Self‑study can explain each bullet, but only repeated, mentored application embeds the reflex. That difference shows up in workforce demographics: among women in cybersecurity, 38 % hold bachelor’s degrees and 48 % hold master’s degrees—evidence that formal education underpins advancement in an under‑represented cohort.
Lucas Tecchio, Head of Content Creation at OPIT, says: “In a structured programme, students master not just how to run an exploit but why an attacker chose that vector. Understanding intent lets them predict the next move instead of playing catch‑up.”
Competency‑Based Learning in Practice
Modern degree paths bake real‑world pressure into the syllabus. Scenario‑based and ethical‑hacking simulations now appear in the majority of leading programmes.
OPIT’s online MSc in Enterprise Cybersecurity is a case in point. The curriculum aligns modules with certifications such as CISSP and CISM, layers progressive assessments (no high‑stakes final exam), and mixes recorded with live labs students can replay until muscle memory forms.
Lucas Tecchio adds: “Our live‑attack simulations let learners practice incident response in real time. When a genuine breach hits, the commands feel familiar—like changing lanes after years of driving.”
Beyond Checklists: Ethics and Strategy
Hacker9’s network‑hardening guides provide immediate value, but they purposely skip broader concerns—data‑sovereignty law, disclosure timelines, executive reporting. Degree programmes fill that void through dedicated ethics modules, policy debates, and group projects that force consensus under ambiguity.
Choice also abounds: 80% of cybersecurity professionals agree there are now more pathways into the field than ever. Yet only accredited curricula validate both knowledge and professional standards.
Lucas Tecchio notes: “Ethical decision‑making isn’t an afterthought. Our students analyze real breach case studies—legal fallout included—so they internalize the professional codes they’ll live by.”
Case Study: OPIT’s MSc in Enterprise Cybersecurity
- Accreditation & recognition – OPIT is licensed by Malta’s MFHEA and mapped to the European Qualifications Framework, giving its degrees pan‑European legal value.
- Flexible, online delivery – learners balance careers via fully remote lectures, daily tutor availability, and mobile‑first content.
- Hands‑on progression – three terms move from foundations to specializations and a capstone project, all supported by scenario labs.
The result is a talent pipeline that blends strategic vision with keyboard‑level proficiency—exactly what C‑suites now demand.
Avoiding Shortcuts
Formal degrees cost more time and money than a weekend bootcamp. Fast‑moving operators can still land junior roles via certifications or Capture‑The‑Flag rankings. However, those shortcuts seldom teach enterprise risk economics, leadership, or legal nuance.

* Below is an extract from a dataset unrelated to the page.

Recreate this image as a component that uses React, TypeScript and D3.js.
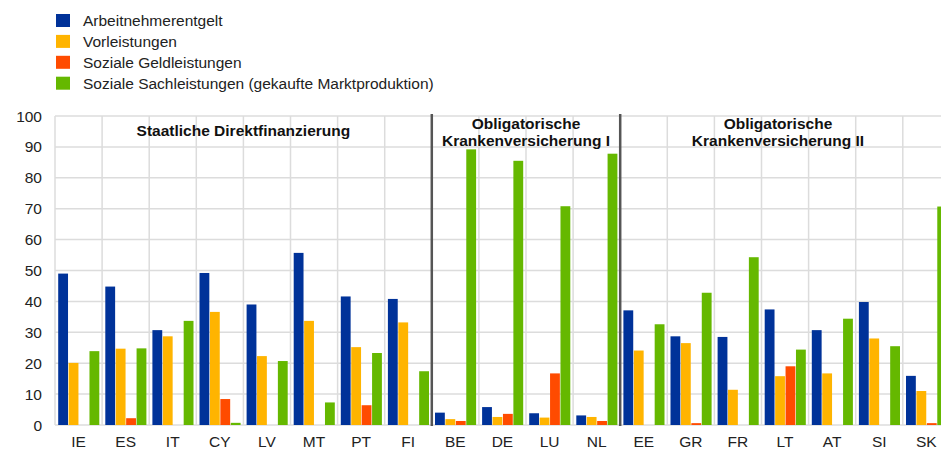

The smartest strategy pairs continuous self‑study with the structured depth only academia provides.
Conclusion
Firewalls fail, passwords leak, zero‑days multiply—but the mind behind the console can stay resilient. Structured learning delivers the theory, practice, and ethical compass that checklist culture alone cannot. For professionals ready to future‑proof their career, programmes like OPIT’s MSc in Enterprise Cybersecurity offer a scalable path from curious tinkerer to strategic defender.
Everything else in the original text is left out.